EDF estime à 22,2 milliards d’euros le coût du démantèlement de son parc nucléaire. Ce chiffre, contesté de longue date par les écologistes, est apprécié avec « prudence » par la Cour des Comptes. Expériences à l’étranger, savoir-faire technique de l’opérateur national : sur quoi se basent les estimations de l’électricien public ?
Neuf réacteurs actuellement en déconstruction
En matière de déconstruction nucléaire, la France ne part pas du feuille blanche et dispose déjà d’une expérience de plusieurs décennies. En effet, depuis le lancement du programme nucléaire français, neuf réacteurs sont en cours de démantèlement (ou déconstruction) à travers l’hexagone.
Il s’agit des sites de Brennilis, Bugey 1, Chinon A1, A2 et A3, Chooz A, Creys-Malville et Saint-Laurent A1 et A2 pour lesquels EDF a provisionné deux milliards d’euros. Une somme que la majorité des analystes estime sous-évaluée mais pour laquelle l’électricien français se justifie : »Nous sommes en phase d’apprentissage, aussi bien sur un plan technique que financier« , selon le directeur de la centrale de Brennilis, Jean-Christophe Couty.
Mais les coûts et surcoûts de la déconstruction de ces sites nucléaires, ne donne qu’une image partielle en matière de chiffrage du démantèlement du parc nucléaire. La majorité des neuf réacteurs en cours de déconstruction sont des réacteurs de « première génération » utilisant la technologie dite graphite-gaz.

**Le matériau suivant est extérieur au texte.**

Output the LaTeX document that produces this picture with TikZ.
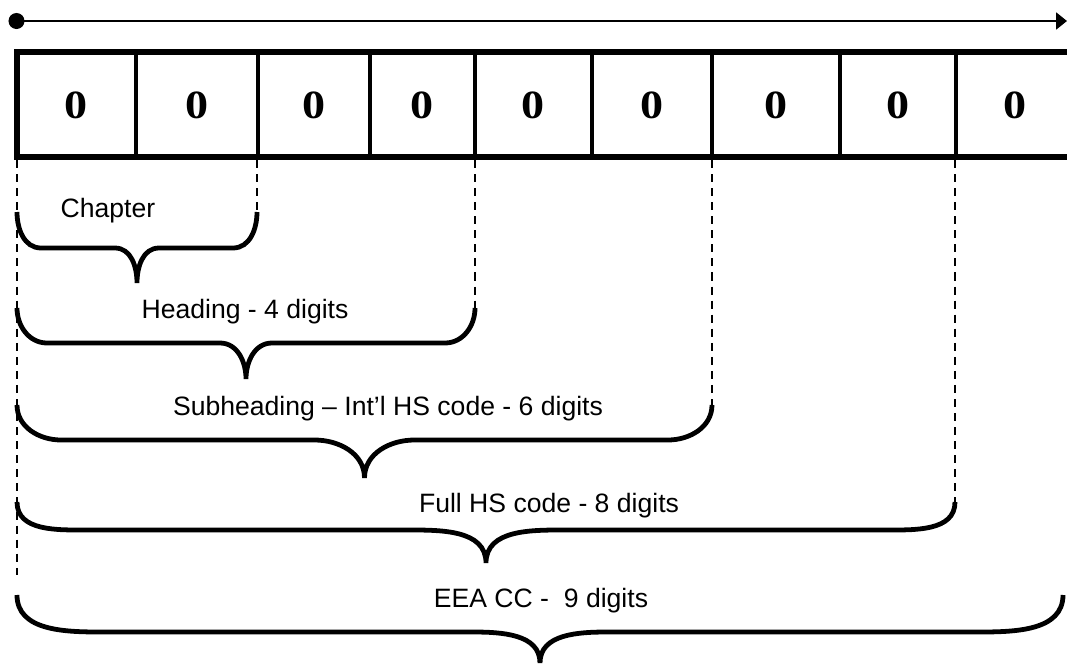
\documentclass[tikz,border=0pt]{standalone}
\usepackage{fontspec}
\setmainfont{Liberation Serif}
\setsansfont{Liberation Sans}
\usepackage{tikz}
\usetikzlibrary{arrows.meta}

\begin{document}
\begin{tikzpicture}[x=0.025cm, y=-0.025cm, >={Triangle[length=0.27cm, width=0.42cm]},
    so/.style={font=\fontsize{28.5}{30}\selectfont\bfseries, anchor=base, xscale=1.15, transform shape},
    nhan/.style={font=\sffamily\fontsize{18.9}{22}\selectfont, anchor=base},
    ngoac/.style={line width=3.4pt},
    vach/.style={line width=1pt, dash pattern=on 5.7pt off 4.3pt}]
    \useasboundingbox (0,0) rectangle (1067,665);

    % Trục mũi tên phía trên
    \coordinate (dau) at (16.5,21);
    \coordinate (cuoi) at (1067,21);
    \fill (dau) circle (0.2cm);
    \draw[->, line width=1.5pt] (dau) -- (cuoi);

    % Dãy ô chứa các chữ số
    \draw[line width=4.3pt] (1067,52) -- (17,52) -- (17,157) -- (1067,157);
    \foreach \x in {136,258,370,475,592,712,840,956}
        \draw[line width=3.2pt] (\x,52) -- (\x,157);
    \foreach \x [count=\i] in {76,197,314,422,533,652,776,898,1015}
        \node[so] (d\i) at (\x,118) {0};

    % Vạch đứng bên trái
    \coordinate (v0) at (17,160);
    \coordinate (n0) at (17,575);
    \draw[vach] (v0) -- (n0);

    % Các dấu ngoặc: trái / phải / đỉnh / ngang / mũi / góc / giữa
    \foreach \l/\r/\t/\h/\p/\c/\m [count=\i] in {17/257/212/248/283/24/22, 17/475/308/343/379/30/26,
            17/712/405/440/478/44/50, 17/955/502/530/563/70/80, 17/1063/595/632/663/85/68}{
        \pgfmathsetmacro\g{(\l+\r)/2}
        \coordinate (v\i) at (\r,160);
        \coordinate (n\i) at (\r,\t);
        \ifnum\i<5 \draw[vach] (v\i) -- (n\i); \fi
        \draw[ngoac] (\l,\t) to[out=-90, in=180] (\l+\c,\h) -- (\g-\m,\h)
            to[out=0, in=90] (\g,\p) to[out=90, in=180] (\g+\m,\h)
            -- (\r-\c,\h) to[out=0, in=-90] (n\i);
    }

    % Nhãn của từng dấu ngoặc
    \node[nhan] (chuong) at (108,217) {Chapter};
    \node[nhan] (nhom) at (245,318) {Heading - 4 digits};
    \node[nhan] (phannhom) at (388,415) {Subheading – Int’l HS code - 6 digits};
    \node[nhan] (daydu) at (549,512) {Full HS code - 8 digits};
    \node[nhan] (eea) at (541,607) {EEA CC -\ \ 9 digits};
\end{tikzpicture}
\end{document}
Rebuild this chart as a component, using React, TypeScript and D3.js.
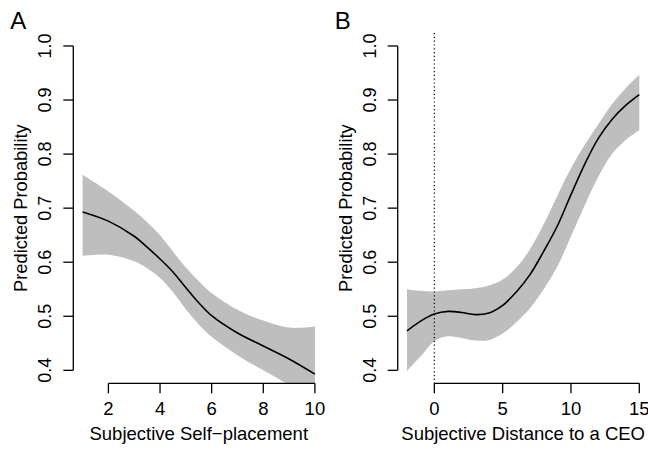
import * as d3 from "d3";

// Panel A: predicted probability by subjective self-placement
const selfX = [1, 2, 3, 3.5, 4, 4.5, 5, 5.5, 6, 7, 8, 9, 10];
const selfFit = [0.693, 0.676, 0.648, 0.628, 0.606, 0.582, 0.553, 0.525, 0.501, 0.469, 0.445, 0.421, 0.393];
const selfUpper = [0.762, 0.731, 0.695, 0.674, 0.65, 0.62, 0.59, 0.565, 0.543, 0.512, 0.492, 0.479, 0.481];
const selfLower = [0.612, 0.614, 0.602, 0.589, 0.571, 0.545, 0.513, 0.485, 0.462, 0.428, 0.4, 0.373, 0.345];
const selfTicks = [2, 4, 6, 8, 10];

// Panel B: predicted probability by subjective distance to a CEO
const ceoX = [-2, -1, 0, 1, 2, 3, 4, 5, 6, 7, 8, 9, 10, 11, 12, 13, 14, 15];
const ceoFit = [0.473, 0.491, 0.504, 0.509, 0.507, 0.503, 0.506, 0.52, 0.545, 0.577, 0.62, 0.667, 0.725, 0.781, 0.829, 0.864, 0.89, 0.91];
const ceoUpper = [0.55, 0.547, 0.546, 0.548, 0.55, 0.552, 0.557, 0.568, 0.59, 0.624, 0.67, 0.723, 0.774, 0.817, 0.855, 0.892, 0.922, 0.947];
const ceoLower = [0.399, 0.426, 0.454, 0.463, 0.46, 0.455, 0.456, 0.468, 0.489, 0.515, 0.55, 0.592, 0.648, 0.705, 0.758, 0.8, 0.826, 0.844];
const ceoTicks = [0, 5, 10, 15];

const yTicks = [0.4, 0.5, 0.6, 0.7, 0.8, 0.9, 1.0];
const yLim = [0.4, 1.0];

const W = 648;
const H = 450;
const FONT = "'Liberation Sans', Arial, Helvetica, sans-serif";
const top = 33;
const bottom = 383.3;
const plotW = 250.9;
const tick = 10;

type PanelProps = {
  letter: string;
  left: number;
  xs: number[];
  fit: number[];
  lo: number[];
  hi: number[];
  xTicks: number[];
  xTitle: string;
  refLine?: number;
  id: string;
};

// R style: usr range is data range stretched by 4% on each side
function pad4(a: number, b: number): [number, number] {
  const d = (b - a) * 0.04;
  return [a - d, b + d];
}

function Panel({ letter, left, xs, fit, lo, hi, xTicks, xTitle, refLine, id }: PanelProps) {
  const x = d3.scaleLinear().domain(pad4(d3.min(xs)!, d3.max(xs)!)).range([left, left + plotW]);
  const y = d3.scaleLinear().domain(pad4(yLim[0], yLim[1])).range([bottom, top]);

  const rows = xs.map((v, i) => ({ x: v, fit: fit[i], lo: lo[i], hi: hi[i] }));
  const band = d3
    .area<(typeof rows)[0]>()
    .x((d) => x(d.x))
    .y0((d) => y(d.lo))
    .y1((d) => y(d.hi))
    .curve(d3.curveCatmullRom.alpha(0.5));
  const line = d3
    .line<(typeof rows)[0]>()
    .x((d) => x(d.x))
    .y((d) => y(d.fit))
    .curve(d3.curveCatmullRom.alpha(0.5));

  const axisX = left;
  const xt0 = x(xTicks[0]);
  const xt1 = x(xTicks[xTicks.length - 1]);
  const midX = left + plotW / 2;
  const midY = (top + bottom) / 2;

  return (
    <g>
      <defs>
        <clipPath id={id}>
          <rect x={left} y={top} width={plotW} height={bottom - top} />
        </clipPath>
      </defs>
      <g clipPath={`url(#${id})`}>
        <path d={band(rows) ?? ""} fill="#bebebe" stroke="none" />
        {refLine !== undefined && (
          <line
            x1={x(refLine)}
            x2={x(refLine)}
            y1={top}
            y2={bottom}
            stroke="#000"
            strokeWidth={1.2}
            strokeDasharray="1.2 2.6"
          />
        )}
        <path d={line(rows) ?? ""} fill="none" stroke="#000" strokeWidth={1.6} />
      </g>

      {/* y axis */}
      <line x1={axisX} x2={axisX} y1={y(yTicks[0])} y2={y(yTicks[yTicks.length - 1])} stroke="#000" strokeWidth={1.3} />
      {yTicks.map((t) => (
        <g key={t}>
          <line x1={axisX - tick} x2={axisX} y1={y(t)} y2={y(t)} stroke="#000" strokeWidth={1.3} />
          <text
            transform={`translate(${axisX - 22},${y(t)}) rotate(-90)`}
            textAnchor="middle"
            fontSize={18}
            fontFamily={FONT}
          >
            {d3.format(".1f")(t)}
          </text>
        </g>
      ))}

      {/* x axis */}
      <line x1={xt0} x2={xt1} y1={bottom} y2={bottom} stroke="#000" strokeWidth={1.3} />
      {xTicks.map((t) => (
        <g key={t}>
          <line x1={x(t)} x2={x(t)} y1={bottom} y2={bottom + tick} stroke="#000" strokeWidth={1.3} />
          <text x={x(t)} y={415} textAnchor="middle" fontSize={18.5} fontFamily={FONT}>
            {t}
          </text>
        </g>
      ))}

      <text x={midX} y={440} textAnchor="middle" fontSize={18.5} fontFamily={FONT}>
        {xTitle}
      </text>
      <text
        transform={`translate(${axisX - 46},${midY}) rotate(-90)`}
        textAnchor="middle"
        fontSize={18.3}
        fontFamily={FONT}
      >
        Predicted Probability
      </text>
      <text x={axisX - 63} y={28.5} fontSize={24} fontFamily={FONT}>
        {letter}
      </text>
    </g>
  );
}

export default function App() {
  return (
    <div style={{ position: "fixed", left: 0, top: 0 }}>
      <svg width={W} height={H} viewBox={`0 0 ${W} ${H}`} style={{ display: "block", background: "#fff" }}>
        <rect width={W} height={H} fill="#fff" />
        <Panel
          id="clipA"
          letter="A"
          left={73.3}
          xs={selfX}
          fit={selfFit}
          lo={selfLower}
          hi={selfUpper}
          xTicks={selfTicks}
          xTitle="Subjective Self−placement"
        />
        <Panel
          id="clipB"
          letter="B"
          left={397.7}
          xs={ceoX}
          fit={ceoFit}
          lo={ceoLower}
          hi={ceoUpper}
          xTicks={ceoTicks}
          xTitle="Subjective Distance to a CEO"
          refLine={0}
        />
      </svg>
    </div>
  );
}
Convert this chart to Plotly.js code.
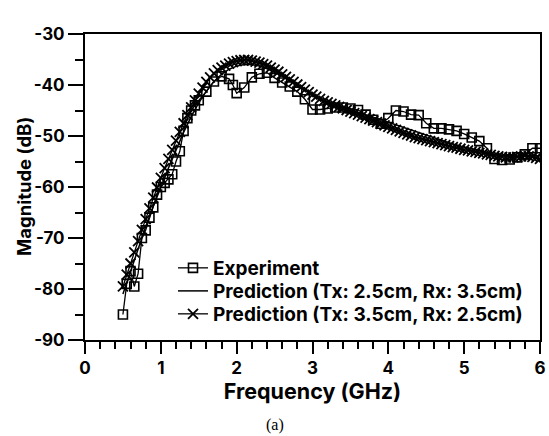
<!DOCTYPE html>
<html>
<head>
<meta charset="utf-8">
<script src="https://cdn.plot.ly/plotly-3.0.1.min.js"></script>
<style>html,body{margin:0;padding:0;background:#fff;}#chart{width:549px;height:436px;}</style>
</head>
<body>
<div id="chart"></div>
<script>
// Experiment (open squares)
var expFreq = [0.5,0.55,0.6,0.65,0.7,0.75,0.8,0.85,0.9,0.95,1.0,1.05,1.1,1.15,1.2,1.25,1.3,1.35,1.4,1.45,1.5,1.6,1.7,1.8,1.9,1.95,2.0,2.1,2.2,2.3,2.4,2.5,2.6,2.7,2.8,2.9,3.0,3.1,3.2,3.3,3.4,3.5,3.6,3.7,3.8,3.9,4.0,4.1,4.2,4.3,4.4,4.5,4.6,4.7,4.8,4.9,5.0,5.1,5.2,5.3,5.4,5.5,5.6,5.7,5.8,5.9,6.0];
var expMag = [-85,-79,-76.5,-79.5,-77,-70,-68.5,-66,-64,-61.5,-60,-59.2,-58.5,-57.5,-55,-53,-49,-46.5,-45,-44,-43,-41.3,-39.3,-38.3,-38.8,-40,-41.6,-40.5,-38.5,-37.8,-37.6,-38.6,-39.5,-40.3,-41.3,-42.8,-44.8,-44.8,-44.6,-44.4,-44.4,-44.6,-44.9,-45.8,-46.8,-47.6,-46.5,-45,-45.2,-45.8,-45.9,-47.5,-48.5,-48.5,-48.7,-49,-49.6,-50.3,-51,-52.4,-54.5,-54.7,-54.6,-54.2,-53.6,-52.4,-52.4];

// Prediction (Tx: 2.5cm, Rx: 3.5cm) - solid line
var pred1Freq = [0.5,0.6,0.7,0.8,0.9,1.0,1.1,1.2,1.3,1.4,1.5,1.6,1.7,1.8,1.9,2.0,2.1,2.2,2.3,2.4,2.5,2.6,2.7,2.8,2.9,3.0,3.1,3.2,3.3,3.4,3.5,3.6,3.7,3.8,3.9,4.0,4.1,4.2,4.3,4.4,4.5,4.6,4.7,4.8,4.9,5.0,5.1,5.2,5.3,5.4,5.5,5.6,5.7,5.8,5.9,6.0];
var pred1Mag = [-81,-76.5,-72,-67.8,-63.8,-60,-56.3,-52.8,-49.3,-46.2,-43.5,-41.2,-39.3,-37.9,-36.9,-36.3,-36,-36,-36.3,-36.8,-37.5,-38.3,-39.2,-40.1,-41,-41.9,-42.7,-43.4,-44,-44.5,-45,-45.4,-45.8,-46.3,-46.8,-47.3,-47.9,-48.4,-48.9,-49.4,-49.9,-50.4,-50.9,-51.4,-51.8,-52.2,-52.6,-53,-53.3,-53.6,-53.8,-53.9,-53.9,-53.8,-53.8,-53.9];

// Prediction (Tx: 3.5cm, Rx: 2.5cm) - crosses
var pred2Freq = [0.5,0.55,0.6,0.65,0.7,0.75,0.8,0.85,0.9,0.95,1.0,1.05,1.1,1.15,1.2,1.25,1.3,1.35,1.4,1.45,1.5,1.55,1.6,1.65,1.7,1.75,1.8,1.85,1.9,1.95,2.0,2.05,2.1,2.15,2.2,2.25,2.3,2.35,2.4,2.45,2.5,2.55,2.6,2.65,2.7,2.75,2.8,2.85,2.9,2.95,3.0,3.05,3.1,3.15,3.2,3.25,3.3,3.35,3.4,3.45,3.5,3.55,3.6,3.65,3.7,3.75,3.8,3.85,3.9,3.95,4.0,4.05,4.1,4.15,4.2,4.25,4.3,4.35,4.4,4.45,4.5,4.55,4.6,4.65,4.7,4.75,4.8,4.85,4.9,4.95,5.0,5.05,5.1,5.15,5.2,5.25,5.3,5.35,5.4,5.45,5.5,5.55,5.6,5.65,5.7,5.75,5.8,5.85,5.9,5.95,6.0];
var pred2Mag = [-79.5,-77.2,-75,-72.8,-70.6,-68.4,-66.3,-64.2,-62.1,-60.1,-58.2,-56.3,-54.5,-52.7,-50.9,-49.2,-47.5,-45.9,-44.4,-43,-41.7,-40.5,-39.4,-38.5,-37.7,-37.1,-36.6,-36.2,-35.8,-35.5,-35.3,-35.15,-35.1,-35.1,-35.2,-35.4,-35.6,-35.9,-36.2,-36.6,-37,-37.4,-37.9,-38.4,-38.9,-39.4,-39.9,-40.4,-40.9,-41.4,-41.9,-42.3,-42.7,-43.1,-43.4,-43.7,-44,-44.3,-44.6,-44.9,-45.2,-45.5,-45.8,-46.1,-46.4,-46.7,-47,-47.3,-47.6,-47.9,-48.2,-48.5,-48.8,-49.1,-49.4,-49.7,-49.9,-50.2,-50.4,-50.6,-50.8,-51,-51.2,-51.4,-51.6,-51.8,-52,-52.2,-52.3,-52.5,-52.7,-52.8,-53,-53.1,-53.3,-53.4,-53.6,-53.7,-53.9,-54,-54.1,-54.2,-54.2,-54.2,-54.1,-54,-53.9,-54,-54.1,-54.3,-54.5];

var seriesNames = ['Experiment','Prediction (Tx: 2.5cm, Rx: 3.5cm)','Prediction (Tx: 3.5cm, Rx: 2.5cm)'];
var xTickVals = [0,1,2,3,4,5,6];
var yTickVals = [-90,-80,-70,-60,-50,-40,-30];

var FONT = 'Inter, "Liberation Sans", Arial, sans-serif';

var traces = [
  {x: expFreq, y: expMag, name: seriesNames[0], type: 'scatter', mode: 'lines+markers', legend: 'legend',
   line: {color: '#000', width: 1.3},
   marker: {symbol: 'square-open', size: 9, color: '#000', line: {color: '#000', width: 1.6}}},
  {x: pred1Freq, y: pred1Mag, name: seriesNames[1], type: 'scatter', mode: 'lines', legend: 'legend2',
   line: {color: '#000', width: 1.5}},
  {x: pred2Freq, y: pred2Mag, name: seriesNames[2], type: 'scatter', mode: 'lines+markers', legend: 'legend3',
   line: {color: '#000', width: 1.3},
   marker: {symbol: 'x-thin', size: 10, color: '#000', line: {color: '#000', width: 1.8}}}
];

function leg(yc) {
  return {x: 0.1934, y: yc, xanchor: 'left', yanchor: 'middle',
    bgcolor: 'rgba(255,255,255,0)', borderwidth: 0,
    font: {family: FONT, size: 19, weight: 'bold', color: '#000'}};
}

var layout = {
  width: 549, height: 436,
  margin: {l: 85, r: 9, t: 34, b: 96},
  paper_bgcolor: '#fff', plot_bgcolor: '#fff',
  showlegend: true,
  font: {family: FONT, color: '#000'},
  xaxis: {
    range: [0, 6], tickvals: xTickVals, ticktext: xTickVals.map(String),
    ticks: 'outside', ticklen: 12, tickwidth: 2, tickcolor: '#000',
    minor: {dtick: 0.2, ticks: 'outside', ticklen: 7, tickwidth: 2, tickcolor: '#000'},
    showline: true, linewidth: 2, linecolor: '#000', mirror: true,
    showgrid: false, zeroline: false,
    tickfont: {family: FONT, size: 17, weight: 'bold', color: '#000'},
    title: {text: 'Frequency (GHz)', font: {family: FONT, size: 21.5, weight: 'bold', color: '#000'}, standoff: 3}
  },
  yaxis: {
    range: [-90, -30], tickvals: yTickVals, ticktext: yTickVals.map(String),
    ticks: 'outside', ticklen: 15, tickwidth: 2, tickcolor: '#000',
    minor: {dtick: 5, ticks: 'outside', ticklen: 8, tickwidth: 2, tickcolor: '#000'},
    showline: true, linewidth: 2, linecolor: '#000', mirror: true,
    showgrid: false, zeroline: false,
    tickfont: {family: FONT, size: 17, weight: 'bold', color: '#000'}
  },
  legend: leg(0.2353),
  legend2: leg(0.160),
  legend3: leg(0.085),
  annotations: [
    {text: 'Magnitude (dB)', xref: 'paper', yref: 'paper', x: -0.134, y: 0.5, xanchor: 'center', yanchor: 'middle',
     textangle: -90, showarrow: false, font: {family: FONT, size: 18.5, weight: 'bold', color: '#000'}},
    {text: '(a)', xref: 'paper', yref: 'paper', x: 0.4176, y: -0.278, xanchor: 'center', yanchor: 'middle',
     showarrow: false, font: {family: '"Liberation Serif", "Times New Roman", serif', size: 16, color: '#000'}}
  ]
};

Plotly.newPlot('chart', traces, layout, {displayModeBar: false, staticPlot: true});
</script>
</body>
</html>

Une technologie progressivement abandonnée dans les années 1980 et qui a été remplacée par la technologie des réacteurs à eau pressurisée (REP), qui équipent la totalité des 58 réacteurs en activité à l’heure actuelle en France. Parmi les sites en cours de déconstruction, seule la centrale de Chooz utilise cette technologie.
D’où les « incertitudes » pointées par la Cour des comptes, qui a indiqué dans son rapport sur le coût de la filière nucléaire qu’il fallait plus de recul sur l’avancement du chantier de Chooz A pour affiner les estimations du coût de la déconstruction en France.
L’exemple américain
Mais si EDF ne peut se targuer que d’une expérience minime en matière de démantèlement de réacteurs REP, la société base aussi ses estimations sur l’exemple américain, seul pays au monde à disposer d’une expérience significative en matière de démantèlement de réacteurs REP.
Et là, les chiffres sont très inférieurs à ceux avancés par le groupe français. Selon la Nuclear Regulatory Commission (NRC), le coût de la déconstruction d’un réacteur REP est d’environ 300 millions de dollars. La France possédant 58 réacteurs à eau pressurisée, le coût de la déconstruction selon ce barème serait d’environ 17 milliards de dollars (13 milliards d’euros).
Une différence d’estimation qui s’explique par le manque d’expérience d’EDF dans ce secteur et les surcoûts induits des premiers chantiers de déconstruction. Avec l’expérience et les retours d’expérience, les coûts diminuent progressivement au fil de l’avancement des travaux.
Les « incertitudes » de la Cour des comptes
La comparaison avec les coûts américains (seule jauge actuellement disponible en matière de déconstruction nucléaire) n’ont toutefois pas suffi à la Cour des comptes, qui a affiché dans son dernier rapport ses « incertitudes » en matière de coût de la déconstruction.
Selon l’organisme de contrôle des finances publiques, ces chiffres « doivent être regardés avec la plus grande précaution » compte tenu du manque de recul sur la question.
Un recul que la Cour des comptes compte posséder dans les mois à venir avec les premiers retours du démantèlement en cours du réacteur Chooz A, la première déconstruction en France d’un réacteur à eau pressurisée.